= Academic grading in Canada =

Academic grading in Canada varies by province, level of education (e.g., elementary, secondary, tertiary), by institution, and faculty. The following are commonly used conversions from percentage grades to letter grades.

== Alberta ==

This is the system of grading used by many schools in Alberta.

| Letter | Percent | Ref. |
| A+ | 90–100% |  |
| A | 85–89% |
| A− | 80–84% |
| B+ | 77–79% |
| B | 73–76% |
| B− | 70–72% |
| C+ | 67–69% |
| C | 63-66% |
| C- | 60-62% |
| D+ | 55–59% |
| D | 50–54% |
| F | 0–49% |

== British Columbia ==
This is the system of grading used by many high schools in BC (Grades 10–12).

Grading scale for Grades 10–12
| Letter | Percent | Explanation |
|---|---|---|
| A | 86–100% | Excellent or outstanding |
| B | 73–85% | Very good |
| C+ | 67–72% | Good |
| C | 60–66% | Satisfactory |
| C- | 50–59% | Minimally acceptable |
| F | 0-49% | Failing |

Proficiency scale for Grades K–9
| Proficiency | Explanation |
|---|---|
| Extending | Student demonstrates an increased depth and complexity of concepts taught. |
| Proficient | Student demonstrates a complete understanding of concepts taught. |
| Developing | Student demonstrates a partial understanding of concepts taught. |
| Emerging | Student demonstrates an initial understanding of concepts taught. |
| IE | Insufficient evidence of learning (missing assignments) |

== Ontario ==

The grading standards for public elementary and secondary schools (including secular and separate; English and French first language schools) are set by the Ontario Ministry of Education and includes letter grades and percentages. In addition to letter grades and percentages, the Ministry of Education also uses a level system to mark its students. The four levels correspond to how students are marked on the Ontario rubric. The following is the levels on the Ontario rubric, its meaning, and its corresponding letter/percentage grades:
- Level 4, beyond government standards (A; 85 percent and above)
- Level 3, at government standards (B; 70–84 percent)
- Level 2, approaching government standards (C; 60–69 percent)
- Level 1, well below government standards (D; 50–59 percent)
The grading standards for A− letter grades changed in September 2010 to coincide with a new academic year. The new changes require a higher percentage grade by two or five points to obtain an A or A+ respectively.

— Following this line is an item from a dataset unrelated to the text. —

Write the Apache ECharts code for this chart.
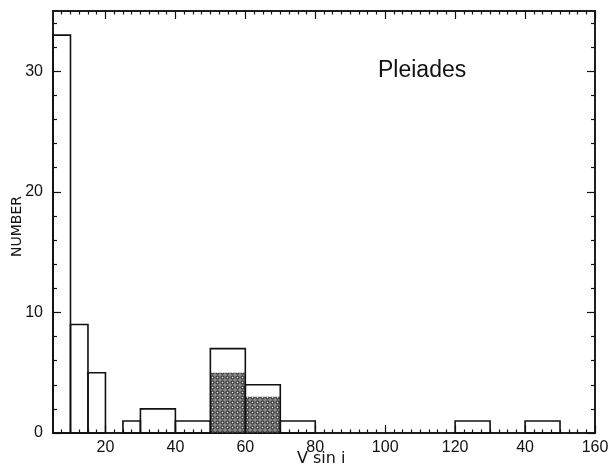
<!DOCTYPE html>
<html>
<head>
<meta charset="utf-8">
<script src="https://cdn.jsdelivr.net/npm/echarts@6/dist/echarts.min.js"></script>
<style>html,body{margin:0;padding:0;background:#fff}#c{width:611px;height:469px}</style>
</head>
<body>
<div id="c"></div>
<script>
// Histogram bins (V sin i, km/s) and counts
const binStart = [5, 10, 15, 25, 30, 40, 50, 60, 70, 120, 140];
const binEnd   = [10, 15, 20, 30, 40, 50, 60, 70, 80, 130, 150];
const counts   = [33, 9, 5, 1, 2, 1, 7, 4, 1, 1, 1];
// Shaded sub-sample
const shadedStart  = [50, 60];
const shadedEnd    = [60, 70];
const shadedCounts = [5, 3];
// Axis ticks and labels
const xTickValues = [20, 40, 60, 80, 100, 120, 140, 160];
const xTickLabels = ['20', '40', '60', '80', '100', '120', '40', '160'];
const yTickValues = [0, 10, 20, 30];
const yTickLabels = ['0', '10', '20', '30'];
const titleText = 'Pleiades';
const xName = 'V sin i';
const yName = 'NUMBER';

const X_MIN = 5, X_MAX = 160, Y_MIN = 0, Y_MAX = 35;

const xMinor = [];
for (let v = 7.5; v < X_MAX; v += 2.5) if (xTickValues.indexOf(v) < 0) xMinor.push(v);
const yMinor = [];
for (let v = 2; v < Y_MAX; v += 2) if (yTickValues.indexOf(v) < 0) yMinor.push(v);

// dotted pattern
const pc = document.createElement('canvas');
pc.width = 5; pc.height = 5;
const px = pc.getContext('2d');
px.fillStyle = '#8a8a8a'; px.fillRect(0, 0, 5, 5);
px.strokeStyle = '#222'; px.lineWidth = 1;
px.beginPath(); px.arc(2.5, 2.5, 1.6, 0, Math.PI * 2); px.stroke();
px.fillStyle = '#f0f0f0'; px.fillRect(2, 2, 1, 1);

const FONT = 'Liberation Sans';
const LINE = '#111';

function xAx(pos, vals, len, labels) {
  return {
    type: 'value', position: pos, min: X_MIN, max: X_MAX,
    axisLine: { show: true, onZero: false, lineStyle: { color: LINE, width: 1.5 } },
    axisTick: { show: true, inside: true, length: len, customValues: vals, lineStyle: { color: LINE, width: 1.2 } },
    axisLabel: labels ? {
      show: true, customValues: xTickValues, margin: 7, color: '#111', fontSize: 16, fontFamily: FONT,
      formatter: v => xTickLabels[xTickValues.indexOf(v)] || ''
    } : { show: false },
    splitLine: { show: false }
  };
}
function yAx(pos, vals, len, labels) {
  return {
    type: 'value', position: pos, min: Y_MIN, max: Y_MAX,
    axisLine: { show: true, onZero: false, lineStyle: { color: LINE, width: 1.5 } },
    axisTick: { show: true, inside: true, length: len, customValues: vals, lineStyle: { color: LINE, width: 1.2 } },
    axisLabel: labels ? {
      show: true, customValues: yTickValues, margin: 10, color: '#111', fontSize: 16, fontFamily: FONT,
      formatter: v => yTickLabels[yTickValues.indexOf(v)] || ''
    } : { show: false },
    splitLine: { show: false }
  };
}

const xAxes = [xAx('bottom', xTickValues, 8, true), xAx('bottom', xMinor, 3.5, false),
               xAx('top', xTickValues, 8, false), xAx('top', xMinor, 3.5, false)];
const yAxes = [yAx('left', yTickValues, 8, true), yAx('left', yMinor, 4, false),
               yAx('right', yTickValues, 8, false), yAx('right', yMinor, 4, false)];

const outlineData = binStart.map((s, i) => [s, binEnd[i], counts[i]]);
const shadedData = shadedStart.map((s, i) => [s, shadedEnd[i], shadedCounts[i]]);

function render(fillStyle) {
  return function (params, api) {
    const p0 = api.coord([api.value(0), api.value(2)]);
    const p1 = api.coord([api.value(1), 0]);
    return {
      type: 'rect',
      shape: { x: p0[0], y: p0[1], width: p1[0] - p0[0], height: p1[1] - p0[1] },
      style: fillStyle
    };
  };
}

const chart = echarts.init(document.getElementById('c'), null, { renderer: 'canvas' });
chart.setOption({
  animation: false,
  backgroundColor: '#fff',
  grid: { left: 53, right: 16, top: 11, bottom: 36, outerBoundsMode: 'none', containLabel: false },
  title: { text: titleText, left: 373, top: 54, textStyle: { fontFamily: FONT, fontSize: 23, fontWeight: 'normal', color: '#111' } },
  xAxis: xAxes,
  yAxis: yAxes,
  graphic: [
    { type: 'text', left: 297, top: 451, style: { text: xName, font: '16px "DejaVu Sans"', fill: '#111' } },
    { type: 'text', x: 10, y: 257, rotation: Math.PI / 2, style: { text: yName, font: '14px "DejaVu Sans"', fill: '#111' } }
  ],
  series: [
    {
      type: 'custom', xAxisIndex: 0, yAxisIndex: 0, z: 2,
      renderItem: render({ fill: { image: pc, repeat: 'repeat' }, stroke: null }),
      data: shadedData, encode: { x: [0, 1], y: 2 }
    },
    {
      type: 'custom', xAxisIndex: 0, yAxisIndex: 0, z: 3,
      renderItem: render({ fill: null, stroke: '#111', lineWidth: 1.6 }),
      data: outlineData, encode: { x: [0, 1], y: 2 }
    }
  ]
});
</script>
</body>
</html>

| Letter | Level | Percent (until August 2010) | Percent (since September 2010) |
| A+ | 4 | 90–100% | 95–100% (School grading system may vary) |
| A | 85–89% | 87–94% |
| A− | 80–84% | 80–86% |
| B+ | 3 | 77–79% |  |
| B | 73–76% |  |
| B− | 70–72% |  |
| C+ | 2 | 67–69% |  |
| C | 63–66% |  |
| C− | 60–62% |  |
| D+ | 1 | 57–59% |  |
| D | 53–56% |  |
| D− | 50–52%. |  |
| F/R | —N/a | 0–49% |  |
| I | —N/a | —N/a |  |

== Saskatchewan ==

| Letter | Percent | Ref. |
| A+ | 90–100% |  |
| A | 80–89% |
| B | 70–79% |
| C | 60–69% |
| D | 50–59% |
| F | 0–49% |

At a high school level in Saskatchewan, most subjects are separated into three competencies. On report cards, marks are normally shown as numbers and an average of the two marks associated with the subject will be calculated. For example, if a student achieves A, A− and B+ in a subject, teachers will calculate an average of the three marks (in this case, 85%).